Dr. Satchel’s What Movies Teach about Race thus provides a critique of how Hollywood blockbusters celebrate white male American superiority over all other people of the world, especially people of color, and promote an ideology of white exceptionalism, that places people of color in subordinate positions and thus promotes inequality and injustice.
Finally, there is an important emphasis on action and politics highlighted at the end of the book with Chapter Eight containing “A Call to Action,” in which all of us can partake by choosing what films to see, to write about, and to criticize and advocate for. Further, Dr. Satchel promotes critical media literacy so we can understand how and why films are produced, what constitute the dominant codes, frames, discourses, ideologies, images and narratives which are embedded in popular film. And most importantly, Dr. Satchel enjoins and enables us to see how popular films embody racialized coding, of dominant and subordinate, and thus can promote racism. Against problematic cinematic pedagogy, Dr. Satchel urges the development of critical media literacy that can help make us conscious and critical readers and producers of cinematic culture.

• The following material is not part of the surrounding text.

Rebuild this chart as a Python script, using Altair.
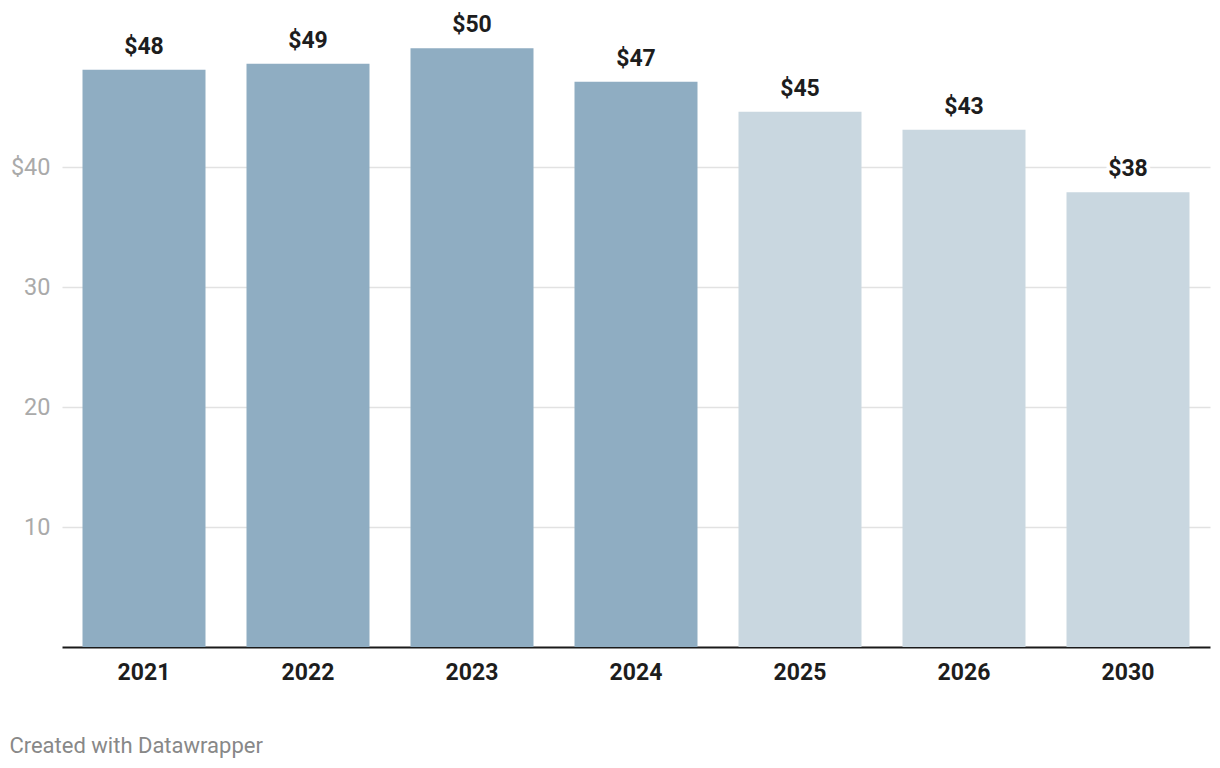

In sum, combining insider knowledge of the Hollywood film industry in which she worked, with academic knowledge of issues of framing, ideology, image, and message, with critical knowledge of contemporary film, Roslyn M. Satchel’s What Movies Teach about Race provides an important intervention in contemporary discussions of film and race. The manner in which Dr. Satchel describes and employs complex concepts and theories to illuminate popular Hollywood films is highly impressive. Her cinema studies display a breadth of knowledge, as well as exhibit exceptional writing talents, that make her work of interest and accessible to students, academics, and to the general public. Thus, I am pleased to nominate Roslyn Satchel’s What Movies Teach about Race as Book of the Year for the National Communication Association's Critical/Cultural Division.